Trabalhar de Onde Quiser: O Nascimento dos Nômades Digitais
Com a popularização do trabalho remoto e o avanço da tecnologia, muitas pessoas que optam pelo vanlife conseguem manter suas atividades profissionais em movimento. Redatores freelancers, designers, programadores, consultores e criadores de conteúdo são apenas alguns exemplos de profissões que permitem essa mobilidade.
Esses chamados nômades digitais formam uma comunidade crescente que une o desejo de liberdade com a necessidade de sustento. Eles não negam o trabalho, mas rejeitam o modelo tradicional de escritório, ponto eletrônico e hierarquia rígida.
É mais uma forma de romper com a servidão voluntária: demonstrar que é possível produzir, contribuir e ter uma vida digna — sem abrir mão da autonomia.
Sustentabilidade e Conexão com a Natureza
Outro aspecto importante do vanlife é a busca por uma vida mais sustentável. Ao viver em um espaço pequeno, com recursos limitados, os praticantes aprendem a reduzir o desperdício, reutilizar materiais, economizar água e energia, e respeitar o ambiente por onde passam.
Esse estilo de vida incentiva uma relação mais íntima com a natureza. Em vez de consumir a paisagem, como num turismo convencional, o vanlifer convive com ela. O nascer do sol não é só uma foto bonita: é o início de mais um dia de liberdade.
O Medo do Desconhecido e as Barreiras Mentais
Apesar de todos esses benefícios, muitas pessoas ainda sentem medo de romper com o padrão. E é compreensível. A sociedade nos ensina que segurança está em coisas como carteira assinada, endereço fixo, plano de saúde e estabilidade. Qualquer coisa fora disso é vista como risco.
La Boétie nos ajuda a entender essa resistência: é mais fácil se acomodar à servidão do que assumir o peso da liberdade. O desconhecido assusta. A liberdade exige responsabilidade. Por isso, romper com o modelo tradicional demanda coragem — e consciência.
Cada Escolha é um Ato Político
Escolher viver em uma van é mais do que uma mudança de endereço: é uma declaração. É afirmar que existem outras formas de viver, outras formas de trabalhar, de consumir, de se relacionar com o tempo e o espaço.

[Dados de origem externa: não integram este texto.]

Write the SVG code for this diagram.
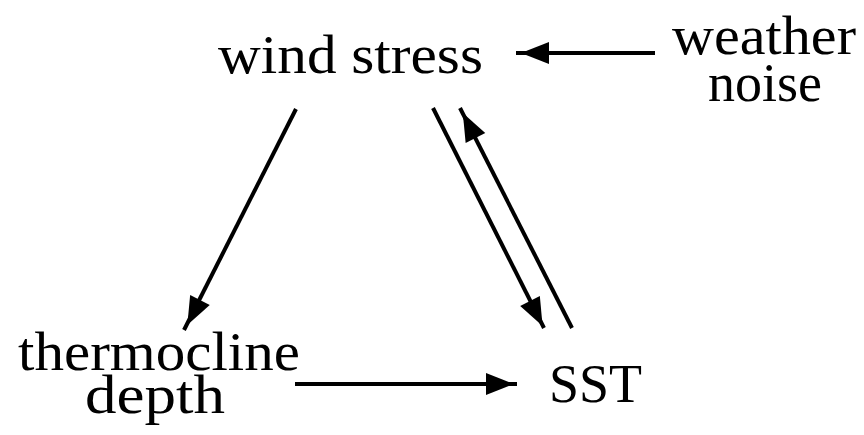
<svg xmlns="http://www.w3.org/2000/svg" xmlns:xlink="http://www.w3.org/1999/xlink" width="864" height="435" viewBox="0 0 864 435">
<style>
text{font-family:"Liberation Serif","DejaVu Serif",serif;font-size:55px;fill:#000}
.ln{stroke:#000;stroke-width:4;fill:none}
.hd{fill:#000}
</style>
<defs>
<path id="ah" d="M0,0 L-28,-11 L-28,11 Z"/>
</defs>
<rect width="864" height="435" fill="#fff"/>
<g id="wind"><text x="218" y="73" textLength="265" lengthAdjust="spacingAndGlyphs">wind stress</text></g>
<g id="weather"><text x="672" y="54" textLength="184" lengthAdjust="spacingAndGlyphs">weather</text><text x="708" y="101" textLength="114" lengthAdjust="spacingAndGlyphs">noise</text></g>
<g id="thermo"><text x="18" y="370" textLength="282" lengthAdjust="spacingAndGlyphs">thermocline</text><text x="85" y="413" textLength="140" lengthAdjust="spacingAndGlyphs">depth</text></g>
<g id="sst"><text x="549" y="402" textLength="93" lengthAdjust="spacingAndGlyphs">SST</text></g>
<g id="connectors">
<line class="ln" x1="655" y1="53" x2="516" y2="53"/>
<use xlink:href="#ah" class="hd" transform="translate(521,53) rotate(180)"/>
<line class="ln" x1="296" y1="109" x2="184" y2="330"/>
<use xlink:href="#ah" class="hd" transform="translate(187.3,325) rotate(116.9)"/>
<line class="ln" x1="433" y1="108" x2="544" y2="328"/>
<use xlink:href="#ah" class="hd" transform="translate(542.6,326) rotate(63.3)"/>
<line class="ln" x1="572" y1="328" x2="460" y2="108"/>
<use xlink:href="#ah" class="hd" transform="translate(462.8,113) rotate(243.1)"/>
<line class="ln" x1="295" y1="384" x2="517" y2="384"/>
<use xlink:href="#ah" class="hd" transform="translate(514,384)"/>
</g>
</svg>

É uma crítica prática ao sistema de produção e consumo desenfreado. Uma afirmação de que a vida pode — e deve — ser vivida com propósito, mobilidade e liberdade.
O Que Podemos Aprender Com Quem Vive na Estrada
Mesmo que você não queira adotar o vanlife, há muito o que aprender com essa filosofia:
- Questione padrões: Será que o que você chama de estabilidade é mesmo liberdade?

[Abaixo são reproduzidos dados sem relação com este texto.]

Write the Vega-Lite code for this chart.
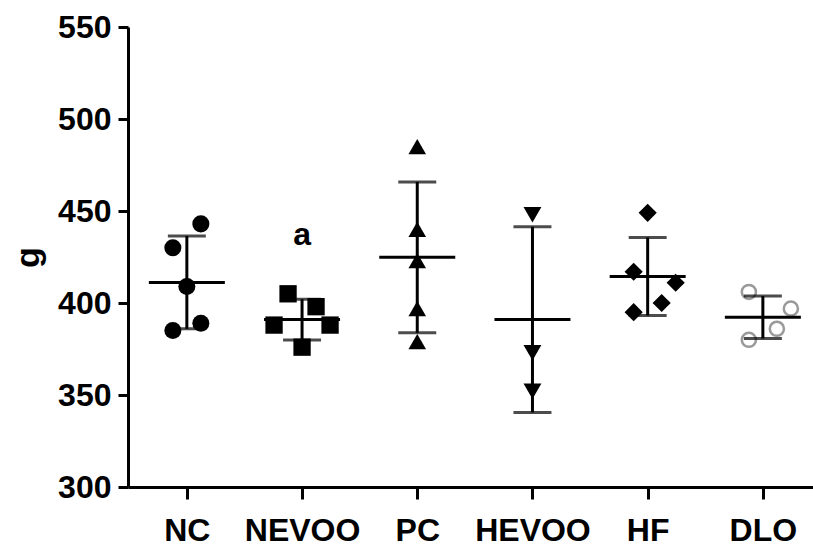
{
  "$schema": "https://vega.github.io/schema/vega-lite/v6.json",
  "autosize": "none",
  "width": 685,
  "height": 460,
  "padding": {"left": 128, "top": 27, "right": 0, "bottom": 59},
  "background": "white",
  "config": {
    "view": {"stroke": null},
    "font": "Liberation Sans",
    "axis": {
      "domainColor": "black",
      "domainWidth": 3,
      "tickColor": "black",
      "tickWidth": 3,
      "labelColor": "black",
      "labelFont": "Liberation Sans",
      "labelFontWeight": "bold",
      "titleFont": "Liberation Sans",
      "titleFontWeight": "bold",
      "titleColor": "black",
      "grid": false
    }
  },
  "data": {
    "values": [
      {"group": "NC", "lane": 1, "value": 443},
      {"group": "NC", "lane": -1, "value": 430},
      {"group": "NC", "lane": 0, "value": 409},
      {"group": "NC", "lane": -1, "value": 385},
      {"group": "NC", "lane": 1, "value": 389},
      {"group": "NEVOO", "lane": -1, "value": 405},
      {"group": "NEVOO", "lane": 1, "value": 398},
      {"group": "NEVOO", "lane": -2, "value": 388},
      {"group": "NEVOO", "lane": 2, "value": 388},
      {"group": "NEVOO", "lane": 0, "value": 376},
      {"group": "PC", "lane": 0, "value": 485},
      {"group": "PC", "lane": 0, "value": 440},
      {"group": "PC", "lane": 0, "value": 423},
      {"group": "PC", "lane": 0, "value": 397},
      {"group": "PC", "lane": 0, "value": 379},
      {"group": "HEVOO", "lane": 0, "value": 448},
      {"group": "HEVOO", "lane": 0, "value": 373},
      {"group": "HEVOO", "lane": 0, "value": 352},
      {"group": "HF", "lane": 0, "value": 449},
      {"group": "HF", "lane": -1, "value": 417},
      {"group": "HF", "lane": 2, "value": 411},
      {"group": "HF", "lane": 1, "value": 400},
      {"group": "HF", "lane": -1, "value": 395},
      {"group": "DLO", "lane": -1, "value": 406},
      {"group": "DLO", "lane": 2, "value": 397},
      {"group": "DLO", "lane": 1, "value": 386},
      {"group": "DLO", "lane": -1, "value": 380}
    ]
  },
  "encoding": {
    "x": {
      "field": "group",
      "type": "nominal",
      "scale": {"type": "point", "domain": ["NC", "NEVOO", "PC", "HEVOO", "HF", "DLO"], "padding": 0.473, "align": 0.54},
      "axis": {"title": null, "labelAngle": 0, "labelFontSize": 32, "tickSize": 12, "labelPadding": 16}
    },
    "y": {
      "field": "value",
      "type": "quantitative",
      "scale": {"domain": [300, 550], "nice": false, "zero": false},
      "axis": {"title": "g", "values": [300, 350, 400, 450, 500, 550], "labelFontSize": 32, "tickSize": 10, "labelPadding": 7, "titleFontSize": 34, "titlePadding": 12}
    }
  },
  "layer": [
    {
      "transform": [{"filter": "datum.group !== 'DLO'"}],
      "mark": {"type": "point", "filled": true, "color": "black", "opacity": 1, "strokeWidth": 0},
      "encoding": {
        "xOffset": {"field": "lane", "type": "quantitative", "scale": {"domain": [-2, 2], "range": [-28, 28]}},
        "shape": {"field": "group", "type": "nominal", "legend": null, "scale": {"domain": ["NC", "NEVOO", "PC", "HEVOO", "HF"], "range": ["circle", "square", "triangle-up", "triangle-down", "diamond"]}},
        "size": {"field": "group", "type": "nominal", "legend": null, "scale": {"domain": ["NC", "NEVOO", "PC", "HEVOO", "HF"], "range": [290, 330, 400, 400, 400]}}
      }
    },
    {
      "transform": [{"filter": "datum.group === 'DLO'"}],
      "mark": {"type": "point", "shape": "circle", "filled": false, "stroke": "#9a9a9a", "strokeWidth": 2.5, "opacity": 1, "size": 200},
      "encoding": {
        "xOffset": {"field": "lane", "type": "quantitative", "scale": {"domain": [-2, 2], "range": [-28, 28]}}
      }
    },
    {
      "mark": {"type": "errorbar", "extent": "stdev", "color": "black", "ticks": {"size": 38, "thickness": 3, "color": "black"}, "rule": {"strokeWidth": 3, "color": "black"}},
      "encoding": {}
    },
    {
      "mark": {"type": "tick", "color": "black", "size": 76, "thickness": 3, "opacity": 1},
      "encoding": {"y": {"aggregate": "mean", "field": "value", "type": "quantitative"}}
    },
    {
      "data": {"values": [{"group": "NEVOO", "value": 431.5, "label": "a"}]},
      "mark": {"type": "text", "fontSize": 32, "fontWeight": "bold", "color": "black", "baseline": "alphabetic", "align": "center"},
      "encoding": {"text": {"field": "label"}}
    }
  ]
}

- Reduza o excesso: Quanto da sua rotina é realmente necessário?
- Reavalie o tempo: Você vive para trabalhar ou trabalha para viver?
- Se conecte com a natureza: Ela pode ser mais curativa do que qualquer remédio.
- Seja autor da sua própria história: Não espere permissão para ser livre.
A Liberdade Está nas Suas Mãos
O vanlife nos ensina que a liberdade não é uma utopia inalcançável. Ela está nas pequenas escolhas diárias, na coragem de romper com o esperado, na capacidade de viver com menos e se sentir mais completo.
Assim como Étienne de La Boétie ensinou há séculos, a verdadeira revolução começa quando deixamos de obedecer automaticamente. A liberdade está ali, esperando que você decida vivê-la.